Elephant Guardians of Los Angeles and The Kerulos Center announce their support for an LA City Council motion to Free Billy, the 32-year old male elephant kidnapped from his mother in Malaysia and acquired by the LA Zoo decades ago.
A motion, introduced by Councilman Paul Koretz in mid-April and seconded by Councilman Mitch O’Farrell, calls for the Los Angeles Zoo to immediately cease efforts to use Billy to breed baby elephants for captivity in other zoos, ensure compliance with a court order to exercise Billy daily, create an animal welfare zoo oversight committee to advise the mayor and lawmakers, and most importantly to free Billy to a sanctuary that will provide the elephant with more land to roam and other elephants with whom he can socialize.
“Elephants need miles of habitat to roam, eat, and socialize,” said Kiersten Cluster, Co-Chair of Elephant Guardians, an organization formed a year ago to close the elephant exhibit at the LA Zoo.
“Elephants can walk up to 50 miles a day in the wild and lead rich emotional lives. When they are confined virtually alone on an acre of land in a zoo, they suffer poor health and profound emotional deprivation. I call this trauma.”
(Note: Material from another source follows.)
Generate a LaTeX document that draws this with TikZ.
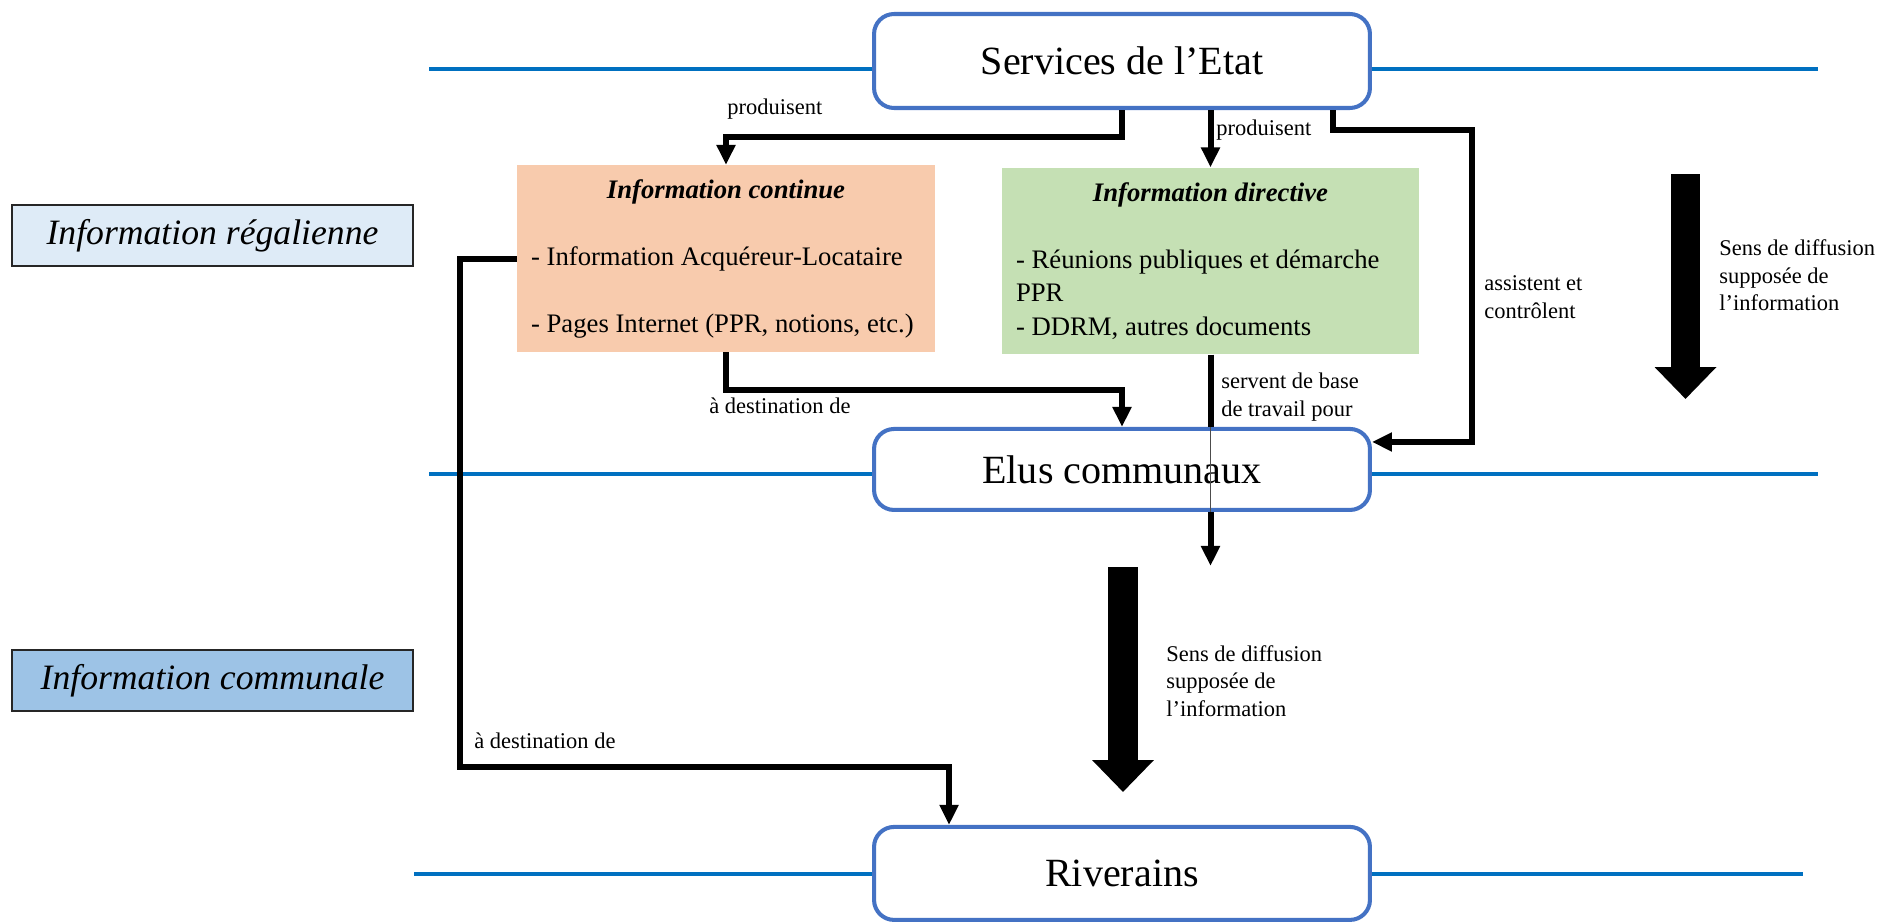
\documentclass[tikz,border=0pt]{standalone}
\usepackage{fontspec}
\setmainfont{Liberation Serif}
\usepackage{xcolor}
\usetikzlibrary{arrows.meta,positioning,calc}
\setlength{\parindent}{0pt}
\definecolor{riBorder}{HTML}{4472C4}
\definecolor{riLevel}{HTML}{0070C0}
\definecolor{riPeach}{HTML}{F8CBAD}
\definecolor{riGreen}{HTML}{C5E0B4}
\definecolor{riPale}{HTML}{DEEBF7}
\definecolor{riSky}{HTML}{9DC3E6}
\newcommand{\actorfont}{\fontsize{22.8}{27}\selectfont}
\newcommand{\infofont}{\fontsize{15.2}{19.06}\selectfont}
\newcommand{\zonefont}{\fontsize{20.3}{24}\selectfont}
\newcommand{\labelfont}{\fontsize{12.8}{15.65}\selectfont}
\newcommand{\plainspaces}{\spaceskip=0pt\xspaceskip=0pt\relax}
\tikzset{
  ri actor/.style={
    rectangle,
    rounded corners=0.4cm,
    draw=riBorder,
    line width=2.3pt,
    fill=white,
    minimum width=9.92cm,
    font=\actorfont,
  },
  ri info/.style={
    rectangle,
    align=left,
    inner xsep=0.28cm,
    minimum height=3.73cm,
    font=\infofont,
  },
  ri zone/.style={
    rectangle,
    draw=black!85,
    line width=1.2pt,
    minimum width=8.02cm,
    minimum height=1.22cm,
    font=\zonefont\itshape,
  },
  ri level/.style={draw=riLevel, line width=2.8pt},
  ri arrow/.style={-{Triangle[length=0.4cm,width=0.36cm]}, line width=0.12cm},
  ri line/.style={line width=0.12cm},
  ri flow/.style={-{Triangle[length=0.64cm,width=1.2cm]}, line width=0.59cm},
  ri label/.style={font=\labelfont, inner sep=0pt, align=left},
}
\begin{document}
\begin{tikzpicture}[x=0.02cm,y=-0.02cm]
  \useasboundingbox (0,0) rectangle (1881,923);

  \node[ri actor,minimum height=1.88cm] (services) at (1122,61) {Services de l’Etat};
  \node[ri actor,minimum height=1.62cm,below=6.34cm of services] (elus) {Elus communaux};
  \node[ri actor,minimum height=1.86cm,below=6.26cm of elus] (riverains) {Riverains};

  \node[ri zone,fill=riPale] (zoneReg) at (212.5,235.5) {Information régalienne};
  \node[ri zone,fill=riSky] (zoneCom) at (212.5,680.5) {Information communale};

  \node[ri info,fill=riPeach,text width=7.8cm] (infoCont) at (726,258.5)
    {\plainspaces{\centering\bfseries\itshape Information continue\par}\vspace{0.67cm}%
     - Information Acquéreur-Locataire\par\vspace{0.67cm}%
     - Pages Internet (PPR, notions, etc.)};
  \node[ri info,fill=riGreen,text width=7.78cm] (infoDir) at (1210.5,261)
    {\plainspaces{\centering\bfseries\itshape Information directive\par}\vspace{0.67cm}%
     - Réunions publiques et démarche\\PPR\\- DDRM, autres documents};

  % horizontal levels
  \coordinate (levTopL) at (429,69);
  \coordinate (levTopR) at (1818,69);
  \coordinate (levMidL) at (429,474);
  \coordinate (levMidR) at (1818,474);
  \coordinate (levLowL) at (414,874);
  \coordinate (levLowR) at (1803,874);
  \draw[ri level] (levTopL) -- (levTopL -| services.west);
  \draw[ri level] (levTopR -| services.east) -- (levTopR);
  \draw[ri level] (levMidL) -- (levMidL -| elus.west);
  \draw[ri level] (levMidR -| elus.east) -- (levMidR);
  \draw[ri level] (levLowL) -- (levLowL -| riverains.west);
  \draw[ri level] (levLowR -| riverains.east) -- (levLowR);

  \draw[ri arrow] (services.south) -- ++(0,27) -| (infoCont.north);
  \node[ri label,anchor=base west] (prodCont) at (727,114) {produisent};

  \draw[ri arrow] (services.south -| infoDir.north) -- (infoDir.north);
  \node[ri label,anchor=base west] (prodDir) at (1216,135) {produisent};

  \coordinate (ctlTop) at (1472,130);
  \draw[ri arrow] ([xshift=4.22cm]services.south) |- (ctlTop) |- ([yshift=0.55cm]elus.east);
  \node[ri label,anchor=west] (ctlLbl) at (1484,297) {assistent et\\contrôlent};

  \draw[ri arrow] (infoCont.south) -- ++(0,38) -| (elus.north);
  \node[ri label,anchor=base west] (destElus) at (709,413) {à destination de};

  \coordinate (rivCorner) at (460,767);
  \draw[ri arrow] (infoCont.west) -| (rivCorner) -| ([xshift=-3.46cm]riverains.north);
  \node[ri label,anchor=base west] (destRiv) at (474,748) {à destination de};

  \draw[ri line] (infoDir.south) -- (elus.north -| infoDir.south);
  \draw[black!70,line width=0.5pt] (elus.north -| infoDir.south) -- (elus.south -| infoDir.south);
  \draw[ri arrow] (elus.south -| infoDir.south) -- ++(0,54);
  \node[ri label,anchor=west] (baseLbl) at (1221,397) {servent de base\\de travail pour};

  % sens de diffusion
  \coordinate (flowTopA) at (1685.5,174);
  \coordinate (flowEndA) at (1685.5,399);
  \draw[ri flow] (flowTopA) -- (flowEndA);
  \node[ri label,anchor=west] (senseA) at (1719,275.5) {Sens de diffusion\\supposée de\\l’information};

  \coordinate (flowTopB) at (1123,567);
  \coordinate (flowEndB) at (1123,792);
  \draw[ri flow] (flowTopB) -- (flowEndB);
  \node[ri label,anchor=west] (senseB) at (1166,681) {Sens de diffusion\\supposée de\\l’information};
\end{tikzpicture}
\end{document}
Between 2011 and 2014, the LA Zoo tried unsuccessfully to collect semen from Billy, a 12,000-pound virgin, to ship to another zoo for breeding purposes. The zookeeper’s notes, obtained in a Public Records Act request, indicate efforts to masturbate Billy never produced enough semen: Semen Collection Billy
Gay Bradshaw, the Executive Director of The Kerulos Center, described the breeding program as extremely invasive. “This breeding program must be stopped forever because it causes gross indignities and trauma to Billy – and if the breeding is successful, it will only perpetuate the pain and agony of captive life for more elephants.”
Some argue confining elephants to zoos is better than leaving them in the wild, where they are vulnerable to ruthless poachers who kill elephants for their ivory tusks. The two issues are unrelated. The answer to poaching, say animal rights advocates, is not to kidnap or isolate elephants in zoos to amuse a crowd, but to crack down, as the state of California has, on illegal ivory sales. Moreover, the money spent keeping zoos open could be better used to sustain natural habitats for many endangered species.